■ **Your instructions**:
Transcribe every entry word for word, leaving out all images.

■ **Dataset extract**:
---
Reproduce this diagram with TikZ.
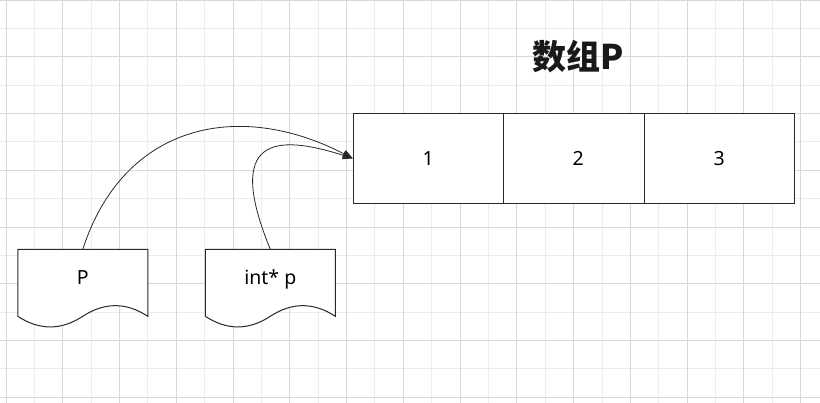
\documentclass[tikz,border=0pt]{standalone}
\usepackage{fontspec}
\setmainfont{Noto Sans}
\newfontfamily\cjk{Noto Sans CJK SC}
\usetikzlibrary{arrows.meta}
\definecolor{gridmajor}{RGB}{216,216,216}
\definecolor{gridminor}{RGB}{236,236,236}
\definecolor{ink}{RGB}{40,40,40}
\tikzset{
  majorgrid/.style={draw=gridmajor, line width=0.9pt},
  minorgrid/.style={draw=gridminor, line width=0.9pt},
  shapeline/.style={draw=ink, line width=1pt, fill=white},
  cell/.style={shapeline, rectangle, minimum height=89.8pt, inner sep=0pt,
    font=\fontsize{19.5}{23}\selectfont, text=black},
  doclabel/.style={inner sep=0pt, anchor=base, font=\fontsize{19.5}{23}\selectfont, text=black},
  conn/.style={draw=ink, line width=0.8pt, -{Triangle[length=10pt,width=8pt]}},
  titletext/.style={inner sep=0pt, anchor=base, font=\cjk\bfseries\fontsize{34}{40}\selectfont, text=black!90},
  docpic/.pic={
    \draw[shapeline] (0,0) -- (130,0) -- (130,67)
      .. controls (108.33,52.8) and (86.67,52.8) .. (65,67)
      .. controls (43.33,81.17) and (21.67,81.17) .. (0,67) -- cycle;
    \coordinate (-top) at (65,0);
  }
}
\begin{document}
\begin{tikzpicture}[x=1pt,y=-1pt]
\useasboundingbox (0,0) rectangle (820,403);
\fill[white] (0,0) rectangle (820,403);
% grid
\foreach \i in {0,...,13} \draw[minorgrid] ({34.38+\i*56.76},0) -- ++(0,403);
\foreach \i in {0,...,6} \draw[minorgrid] (0,{28.38+\i*56.76}) -- ++(820,0);
\foreach \i in {0,...,14} \draw[majorgrid] ({6+\i*56.76},0) -- ++(0,403);
\foreach \i in {0,...,7} \draw[majorgrid] (0,{\i*56.76}) -- ++(820,0);

% title
\node[titletext] (title) at (578.5,70) {数组P};

% array cells
\node[cell, minimum width=150pt] (c1) at (428.3,158.4) {1};
\node[cell, minimum width=150pt] (c2) at (578.3,158.4) {2};
\node[cell, minimum width=150pt] (c3) at (719.3,158.4) {3};

% document shapes
\pic (dP) at (17.8,249.3) {docpic};
\pic (dp) at (205.3,249.3) {docpic};
\node[doclabel] (lP) at (82.8,285) {P};
\node[doclabel] (lp) at (270.3,285) {int* p};

% connectors
\draw[conn] (dP-top) .. controls +(40,-124) and +(-116,-60) .. (c1.west);
\draw[conn] (dp-top) .. controls +(-46,-112) and +(-78,-25) .. (c1.west);
\end{tikzpicture}
\end{document}
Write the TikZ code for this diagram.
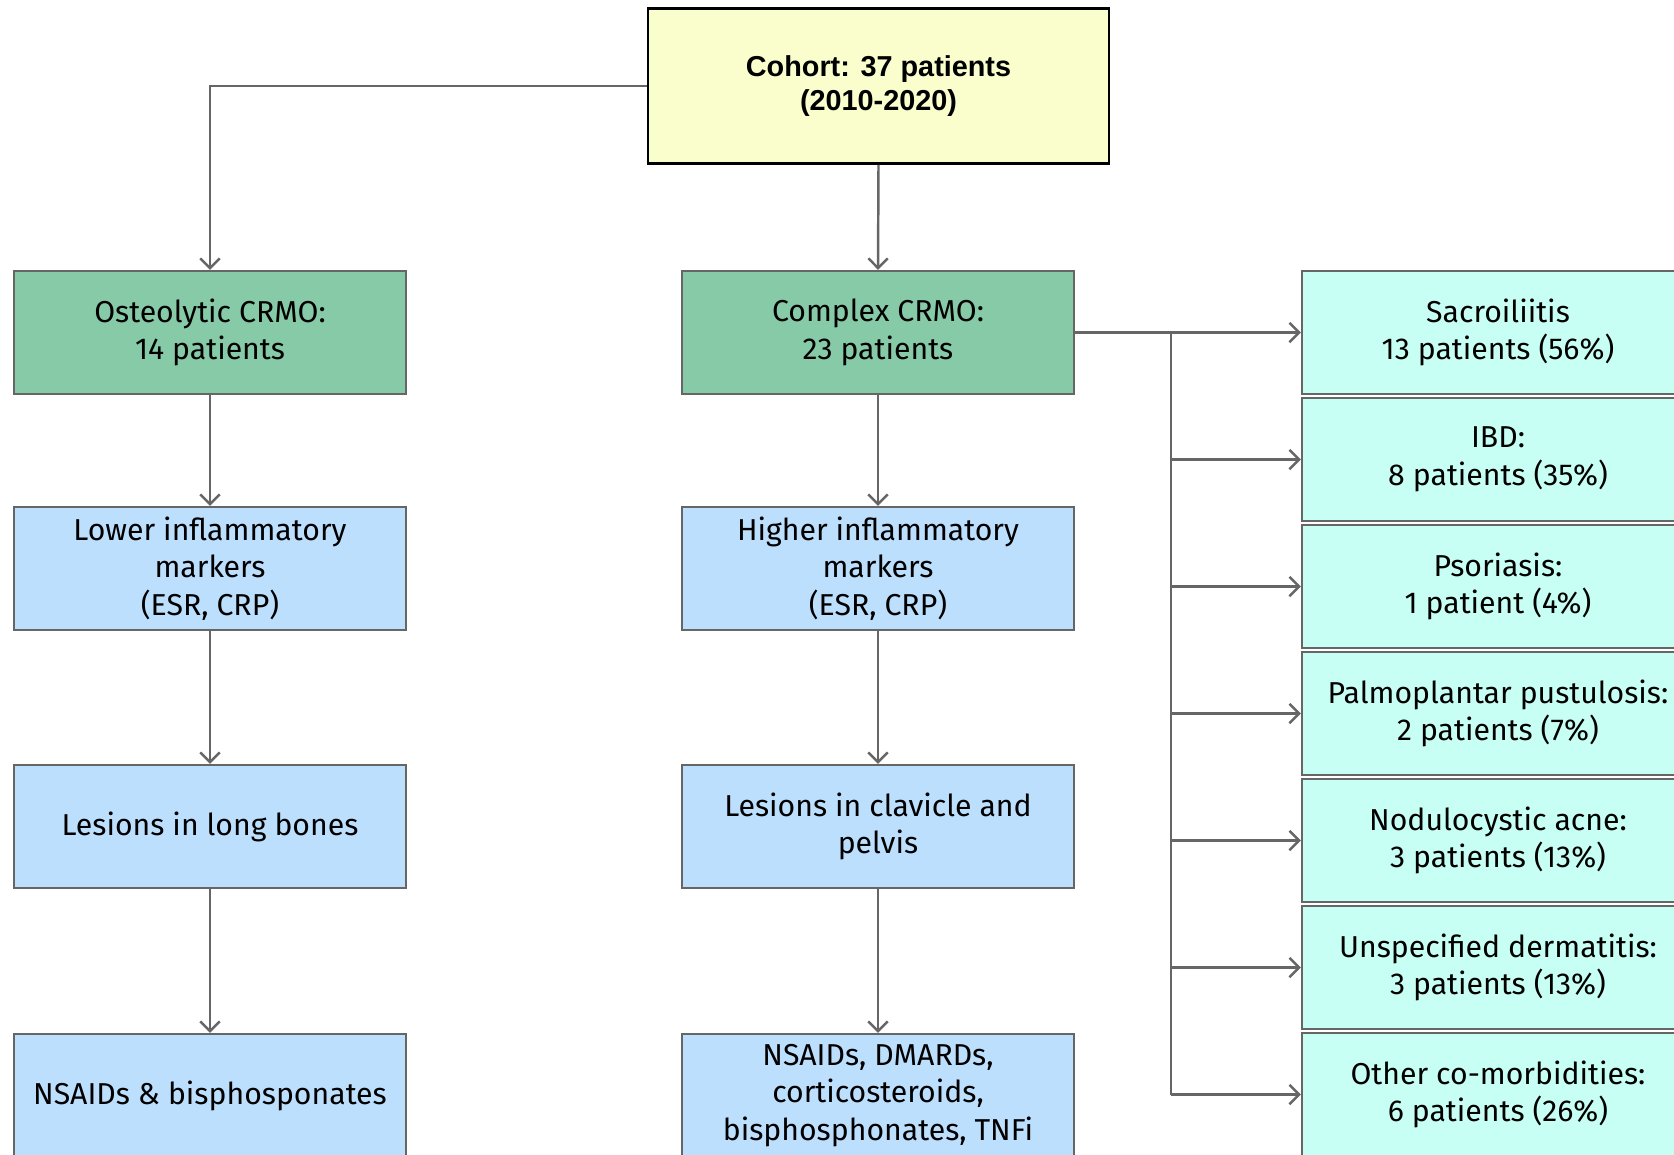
\documentclass[tikz,border=0pt]{standalone}
\usepackage{fontspec}
\setmainfont{Fira Sans}
\newfontfamily\arialfont{Liberation Sans}
\usetikzlibrary{arrows.meta}
\definecolor{cohortfill}{RGB}{250,254,204}
\definecolor{groupfill}{RGB}{134,202,168}
\definecolor{stepfill}{RGB}{189,223,254}
\definecolor{comorbfill}{RGB}{200,255,244}
\definecolor{linegray}{RGB}{102,102,102}
\begin{document}
\begin{tikzpicture}[x=0.02cm, y=-0.02cm,
% common options for the boxes:
box/.style = {rectangle, draw=linegray, line width=1.4pt, align=center,
            minimum width=7.84cm, minimum height=2.46cm, inner sep=2pt,
            font=\fontsize{17.2}{21.5}\selectfont},
group/.style = {box, fill=groupfill},
stepbox/.style = {box, fill=stepfill},
comorb/.style = {box, fill=comorbfill},
% common options for the connectors:
link/.style = {draw=linegray, line width=1.4pt,
            -{Straight Barb[length=5.5pt,width=11pt,line width=1.4pt]}}]
\useasboundingbox (0,0) rectangle (1674,1154);
% top of the tree
\node[rectangle, draw=black, line width=1.6pt, fill=cohortfill, align=center,
      minimum width=9.22cm, minimum height=3.1cm,
      font=\arialfont\bfseries\fontsize{16.4}{19.5}\selectfont]
      (cohort) at (878.5,86) {Cohort: 37 patients\\(2010-2020)};
% left column
\node[group] (osteo) at (210,332.5) {Osteolytic CRMO:\\14 patients};
\node[stepbox] (lowmark) at (210,568.5) {Lower inflammatory\\markers\\(ESR, CRP)};
\node[stepbox] (longbone) at (210,826.5) {Lesions in long bones};
\node[stepbox] (lefttreat) at (210,1095.5) {NSAIDs \& bisphosponates};
% middle column
\node[group] (complex) at (878,332.5) {Complex CRMO:\\23 patients};
\node[stepbox] (highmark) at (878,568.5) {Higher inflammatory\\markers\\(ESR, CRP)};
\node[stepbox] (clavicle) at (878,826.5) {Lesions in clavicle and\\pelvis};
\node[stepbox] (midtreat) at (878,1095.5) {NSAIDs, DMARDs,\\corticosteroids,\\bisphosphonates, TNFi};
% right column
\node[comorb] (sacro) at (1498,332.5) {Sacroiliitis\\13 patients (56\%)};
\node[comorb] (ibd) at (1498,459.5) {IBD:\\8 patients (35\%)};
\node[comorb] (psor) at (1498,586.5) {Psoriasis:\\1 patient (4\%)};
\node[comorb] (palmo) at (1498,713.5) {Palmoplantar pustulosis:\\2 patients (7\%)};
\node[comorb] (acne) at (1498,840.5) {Nodulocystic acne:\\3 patients (13\%)};
\node[comorb] (derm) at (1498,967.5) {Unspecified dermatitis:\\3 patients (13\%)};
\node[comorb] (other) at (1498,1094.5) {Other co-morbidities:\\6 patients (26\%)};
\coordinate (bustop) at (1171,332.5);
\coordinate (busend) at (1171,1094.5);
% connectors
\draw[link] (cohort.west) -| (osteo.north);
\draw[link] (cohort.south) -- (complex.north);
\draw[link] (osteo) -- (lowmark);
\draw[link] (lowmark) -- (longbone);
\draw[link] (longbone) -- (lefttreat);
\draw[link] (complex) -- (highmark);
\draw[link] (highmark) -- (clavicle);
\draw[link] (clavicle) -- (midtreat);
\draw[link] (complex.east) -- (sacro.west);
\draw[draw=linegray, line width=1.4pt] (bustop) -- (busend);
\foreach \target in {ibd,psor,palmo,acne,derm,other}
  \draw[link] (bustop |- \target.west) -- (\target.west);
\end{tikzpicture}
\end{document}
---
■ **Solution to this exercise**:
Reproduce this diagram with TikZ.
\documentclass[tikz,border=0pt]{standalone}
\usepackage{fontspec}
\setmainfont{Noto Sans}
\newfontfamily\cjk{Noto Sans CJK SC}
\usetikzlibrary{arrows.meta}
\definecolor{gridmajor}{RGB}{216,216,216}
\definecolor{gridminor}{RGB}{236,236,236}
\definecolor{ink}{RGB}{40,40,40}
\tikzset{
  majorgrid/.style={draw=gridmajor, line width=0.9pt},
  minorgrid/.style={draw=gridminor, line width=0.9pt},
  shapeline/.style={draw=ink, line width=1pt, fill=white},
  cell/.style={shapeline, rectangle, minimum height=89.8pt, inner sep=0pt,
    font=\fontsize{19.5}{23}\selectfont, text=black},
  doclabel/.style={inner sep=0pt, anchor=base, font=\fontsize{19.5}{23}\selectfont, text=black},
  conn/.style={draw=ink, line width=0.8pt, -{Triangle[length=10pt,width=8pt]}},
  titletext/.style={inner sep=0pt, anchor=base, font=\cjk\bfseries\fontsize{34}{40}\selectfont, text=black!90},
  docpic/.pic={
    \draw[shapeline] (0,0) -- (130,0) -- (130,67)
      .. controls (108.33,52.8) and (86.67,52.8) .. (65,67)
      .. controls (43.33,81.17) and (21.67,81.17) .. (0,67) -- cycle;
    \coordinate (-top) at (65,0);
  }
}
\begin{document}
\begin{tikzpicture}[x=1pt,y=-1pt]
\useasboundingbox (0,0) rectangle (820,403);
\fill[white] (0,0) rectangle (820,403);
% grid
\foreach \i in {0,...,13} \draw[minorgrid] ({34.38+\i*56.76},0) -- ++(0,403);
\foreach \i in {0,...,6} \draw[minorgrid] (0,{28.38+\i*56.76}) -- ++(820,0);
\foreach \i in {0,...,14} \draw[majorgrid] ({6+\i*56.76},0) -- ++(0,403);
\foreach \i in {0,...,7} \draw[majorgrid] (0,{\i*56.76}) -- ++(820,0);

% title
\node[titletext] (title) at (578.5,70) {数组P};

% array cells
\node[cell, minimum width=150pt] (c1) at (428.3,158.4) {1};
\node[cell, minimum width=150pt] (c2) at (578.3,158.4) {2};
\node[cell, minimum width=150pt] (c3) at (719.3,158.4) {3};

% document shapes
\pic (dP) at (17.8,249.3) {docpic};
\pic (dp) at (205.3,249.3) {docpic};
\node[doclabel] (lP) at (82.8,285) {P};
\node[doclabel] (lp) at (270.3,285) {int* p};

% connectors
\draw[conn] (dP-top) .. controls +(40,-124) and +(-116,-60) .. (c1.west);
\draw[conn] (dp-top) .. controls +(-46,-112) and +(-78,-25) .. (c1.west);
\end{tikzpicture}
\end{document}
Write the TikZ code for this diagram.
\documentclass[tikz,border=0pt]{standalone}
\usepackage{fontspec}
\setmainfont{Fira Sans}
\newfontfamily\arialfont{Liberation Sans}
\usetikzlibrary{arrows.meta}
\definecolor{cohortfill}{RGB}{250,254,204}
\definecolor{groupfill}{RGB}{134,202,168}
\definecolor{stepfill}{RGB}{189,223,254}
\definecolor{comorbfill}{RGB}{200,255,244}
\definecolor{linegray}{RGB}{102,102,102}
\begin{document}
\begin{tikzpicture}[x=0.02cm, y=-0.02cm,
% common options for the boxes:
box/.style = {rectangle, draw=linegray, line width=1.4pt, align=center,
            minimum width=7.84cm, minimum height=2.46cm, inner sep=2pt,
            font=\fontsize{17.2}{21.5}\selectfont},
group/.style = {box, fill=groupfill},
stepbox/.style = {box, fill=stepfill},
comorb/.style = {box, fill=comorbfill},
% common options for the connectors:
link/.style = {draw=linegray, line width=1.4pt,
            -{Straight Barb[length=5.5pt,width=11pt,line width=1.4pt]}}]
\useasboundingbox (0,0) rectangle (1674,1154);
% top of the tree
\node[rectangle, draw=black, line width=1.6pt, fill=cohortfill, align=center,
      minimum width=9.22cm, minimum height=3.1cm,
      font=\arialfont\bfseries\fontsize{16.4}{19.5}\selectfont]
      (cohort) at (878.5,86) {Cohort: 37 patients\\(2010-2020)};
% left column
\node[group] (osteo) at (210,332.5) {Osteolytic CRMO:\\14 patients};
\node[stepbox] (lowmark) at (210,568.5) {Lower inflammatory\\markers\\(ESR, CRP)};
\node[stepbox] (longbone) at (210,826.5) {Lesions in long bones};
\node[stepbox] (lefttreat) at (210,1095.5) {NSAIDs \& bisphosponates};
% middle column
\node[group] (complex) at (878,332.5) {Complex CRMO:\\23 patients};
\node[stepbox] (highmark) at (878,568.5) {Higher inflammatory\\markers\\(ESR, CRP)};
\node[stepbox] (clavicle) at (878,826.5) {Lesions in clavicle and\\pelvis};
\node[stepbox] (midtreat) at (878,1095.5) {NSAIDs, DMARDs,\\corticosteroids,\\bisphosphonates, TNFi};
% right column
\node[comorb] (sacro) at (1498,332.5) {Sacroiliitis\\13 patients (56\%)};
\node[comorb] (ibd) at (1498,459.5) {IBD:\\8 patients (35\%)};
\node[comorb] (psor) at (1498,586.5) {Psoriasis:\\1 patient (4\%)};
\node[comorb] (palmo) at (1498,713.5) {Palmoplantar pustulosis:\\2 patients (7\%)};
\node[comorb] (acne) at (1498,840.5) {Nodulocystic acne:\\3 patients (13\%)};
\node[comorb] (derm) at (1498,967.5) {Unspecified dermatitis:\\3 patients (13\%)};
\node[comorb] (other) at (1498,1094.5) {Other co-morbidities:\\6 patients (26\%)};
\coordinate (bustop) at (1171,332.5);
\coordinate (busend) at (1171,1094.5);
% connectors
\draw[link] (cohort.west) -| (osteo.north);
\draw[link] (cohort.south) -- (complex.north);
\draw[link] (osteo) -- (lowmark);
\draw[link] (lowmark) -- (longbone);
\draw[link] (longbone) -- (lefttreat);
\draw[link] (complex) -- (highmark);
\draw[link] (highmark) -- (clavicle);
\draw[link] (clavicle) -- (midtreat);
\draw[link] (complex.east) -- (sacro.west);
\draw[draw=linegray, line width=1.4pt] (bustop) -- (busend);
\foreach \target in {ibd,psor,palmo,acne,derm,other}
  \draw[link] (bustop |- \target.west) -- (\target.west);
\end{tikzpicture}
\end{document}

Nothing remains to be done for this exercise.